Simply put, if the second party in the dispute objects to the arbitrator considering the issue the first party submits, the arbitrator is supposed to respect the objection and ignore the submission.

 The union’s appeal also invoked past Labor Board rulings on cases involving firefighter unions in Midlothian and Wheeling. However, Schostok noted, “in those cases the parties had already been negotiating over the controversial issue when one of the parties submitted it to an interest arbitrator.” Once one party indicated it would not cede ground on a matter, “it was indeed bad faith for the other party to continue to press the issue and submit it to an interest arbitrator anyway.”

Further, the union also tried to suggest allowing the city’s side to win would establish an inconsistency between how grievances are handled under two different sections of state law. But since the justices rejected the union’s underlying premise, its argument of inconsistency also failed.

Neither did the justices accept the argument the labor board’s remedy for the contract proposal was insufficient: “The Union ignores the fact that the Board’s remedy - a party’s ability to prevent an arbitrator from considering an issue by objecting under … the Board’s rules - worked in this case.”

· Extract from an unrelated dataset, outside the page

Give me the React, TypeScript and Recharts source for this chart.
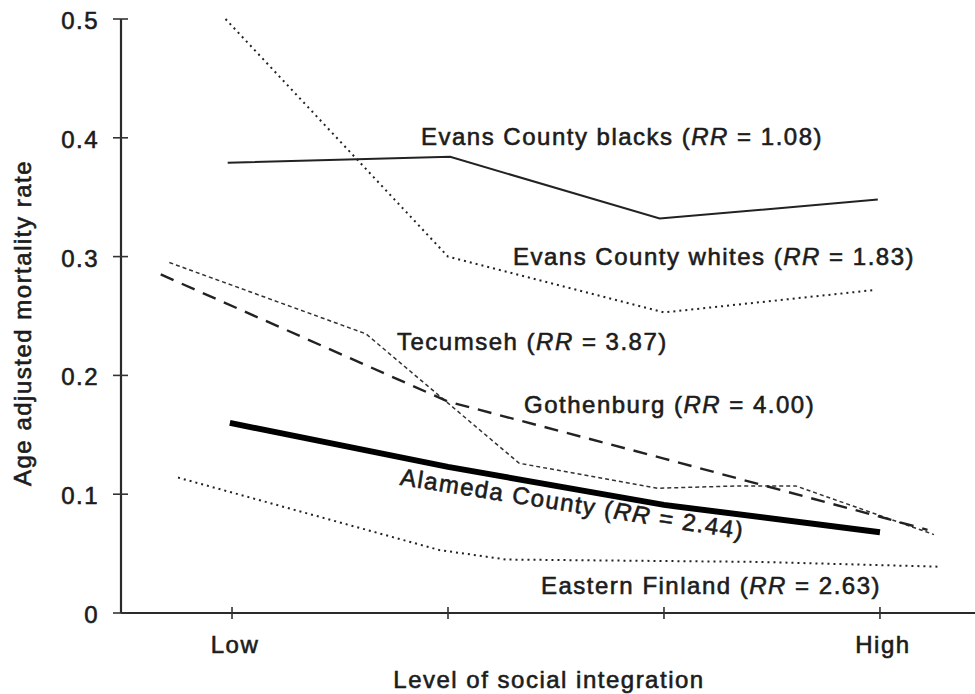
import React from 'react';
import { LineChart, Line, XAxis, YAxis } from 'recharts';

// level of social integration: 1 = Low ... 4 = High
const levelTicks = [1, 2, 3, 4];
const levelLabels = ['Low', '', '', 'High'];
const rateTicks = [0, 0.1, 0.2, 0.3, 0.4, 0.5];

const evansBlacks = [
  { x: 0.98, y: 0.379 },
  { x: 2.01, y: 0.384 },
  { x: 2.98, y: 0.332 },
  { x: 3.99, y: 0.348 }
];
const evansWhites = [
  { x: 0.97, y: 0.5 },
  { x: 2.0, y: 0.3 },
  { x: 3.0, y: 0.253 },
  { x: 3.98, y: 0.272 }
];
const tecumseh = [
  { x: 0.71, y: 0.295 },
  { x: 1.62, y: 0.235 },
  { x: 2.33, y: 0.126 },
  { x: 2.97, y: 0.105 },
  { x: 3.35, y: 0.107 },
  { x: 3.61, y: 0.107 },
  { x: 4.25, y: 0.066 }
];
const gothenburg = [
  { x: 0.67, y: 0.285 },
  { x: 2.0, y: 0.178 },
  { x: 3.0, y: 0.13 },
  { x: 4.0, y: 0.081 },
  { x: 4.22, y: 0.07 }
];
const alameda = [
  { x: 0.99, y: 0.16 },
  { x: 2.0, y: 0.123 },
  { x: 3.0, y: 0.091 },
  { x: 4.0, y: 0.068 }
];
const easternFinland = [
  { x: 0.75, y: 0.114 },
  { x: 1.96, y: 0.053 },
  { x: 2.27, y: 0.045 },
  { x: 3.44, y: 0.043 },
  { x: 4.27, y: 0.039 }
];

const studyNames = [
  'Evans County blacks',
  'Evans County whites',
  'Tecumseh',
  'Gothenburg',
  'Alameda County',
  'Eastern Finland'
];
const rrValues = ['1.08', '1.83', '3.87', '4.00', '2.44', '2.63'];

const FONT = '"Liberation Sans", Arial, Helvetica, sans-serif';
const INK = '#1c1c1c';
const textStyle = {
  fontFamily: FONT,
  fontSize: 24,
  letterSpacing: 1.5,
  fill: INK,
  stroke: INK,
  strokeWidth: 0.6
};

const YTick = ({ x, y, payload }: any) => (
  <g>
    <line x1={x - 8} x2={x + 7} y1={y} y2={y} stroke="#333" strokeWidth={1.6} />
    <text x={x - 22} y={y + 10} textAnchor="end" style={textStyle}>
      {payload.value === 0 ? '0' : payload.value.toFixed(1)}
    </text>
  </g>
);

const XTick = ({ x, y, payload }: any) => {
  const label = levelLabels[levelTicks.indexOf(payload.value)];
  return (
    <g>
      <line x1={x} x2={x} y1={y - 6} y2={y + 6} stroke="#333" strokeWidth={1.6} />
      <text x={x + 3} y={y + 40} textAnchor="middle" style={textStyle}>
        {label}
      </text>
    </g>
  );
};

const StudyLabel = ({ i, x, y, rotate = 0, anchor = 'start' }: any) => (
  <text
    x={x}
    y={y}
    textAnchor={anchor}
    transform={rotate ? `rotate(${rotate} ${x} ${y})` : undefined}
    style={textStyle}
  >
    {studyNames[i]} (<tspan fontStyle="italic">RR</tspan> = {rrValues[i]})
  </text>
);

const App = () => {
  return (
    <div style={{ position: 'absolute', left: 0, top: 0, width: 975, height: 694, background: '#fff' }}>
      <LineChart width={975} height={694} margin={{ top: 19, right: 0, bottom: 0, left: 0 }}>
        <XAxis
          type="number"
          dataKey="x"
          domain={[0.486, 4.44]}
          ticks={levelTicks}
          allowDataOverflow
          height={81}
          tickSize={0}
          tickMargin={0}
          tickLine={false}
          axisLine={{ stroke: '#2a2a2a', strokeWidth: 2.2 }}
          tick={<XTick />}
        />
        <YAxis
          type="number"
          dataKey="y"
          domain={[0, 0.5]}
          ticks={rateTicks}
          width={121}
          tickSize={0}
          tickMargin={0}
          tickLine={false}
          axisLine={{ stroke: '#2a2a2a', strokeWidth: 2.2 }}
          tick={<YTick />}
        />
        <Line data={evansBlacks} dataKey="y" type="linear" stroke="#222" strokeWidth={2} dot={false} isAnimationActive={false} />
        <Line data={evansWhites} dataKey="y" type="linear" stroke="#222" strokeWidth={2} strokeDasharray="2 4" dot={false} isAnimationActive={false} />
        <Line data={tecumseh} dataKey="y" type="linear" stroke="#333" strokeWidth={1.5} strokeDasharray="4 3" dot={false} isAnimationActive={false} />
        <Line data={gothenburg} dataKey="y" type="linear" stroke="#222" strokeWidth={2.4} strokeDasharray="14 9" dot={false} isAnimationActive={false} />
        <Line data={alameda} dataKey="y" type="linear" stroke="#000" strokeWidth={6} dot={false} isAnimationActive={false} />
        <Line data={easternFinland} dataKey="y" type="linear" stroke="#222" strokeWidth={2} strokeDasharray="2 4" dot={false} isAnimationActive={false} />
      </LineChart>
      <svg width={975} height={694} style={{ position: 'absolute', left: 0, top: 0, pointerEvents: 'none' }}>
        <StudyLabel i={0} x={421} y={145} />
        <StudyLabel i={1} x={513} y={265} />
        <StudyLabel i={2} x={397} y={350} />
        <StudyLabel i={3} x={524} y={413} />
        <StudyLabel i={4} x={571} y={512} rotate={9} anchor="middle" />
        <StudyLabel i={5} x={541} y={594} />
        <text x={549} y={688} textAnchor="middle" style={textStyle}>
          Level of social integration
        </text>
        <text x={31} y={323} textAnchor="middle" transform="rotate(-90 31 323)" style={textStyle}>
          Age adjusted mortality rate
        </text>
      </svg>
    </div>
  );
};

export default App;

Finally, the city asked the appellate panel to affirm the labor board’s decision on the basis the city’s proposal involved a mandatory bargaining subject. But the justices said the facts of that case did not require them to address the issue. Schostok cited the 2001 Illinois Third Appellate Court ruling on McNeil v. Carter, which held the “reviewing court need not address the viability of the alternate grounds upon which the trial court might have relied in dismissing the complaint.”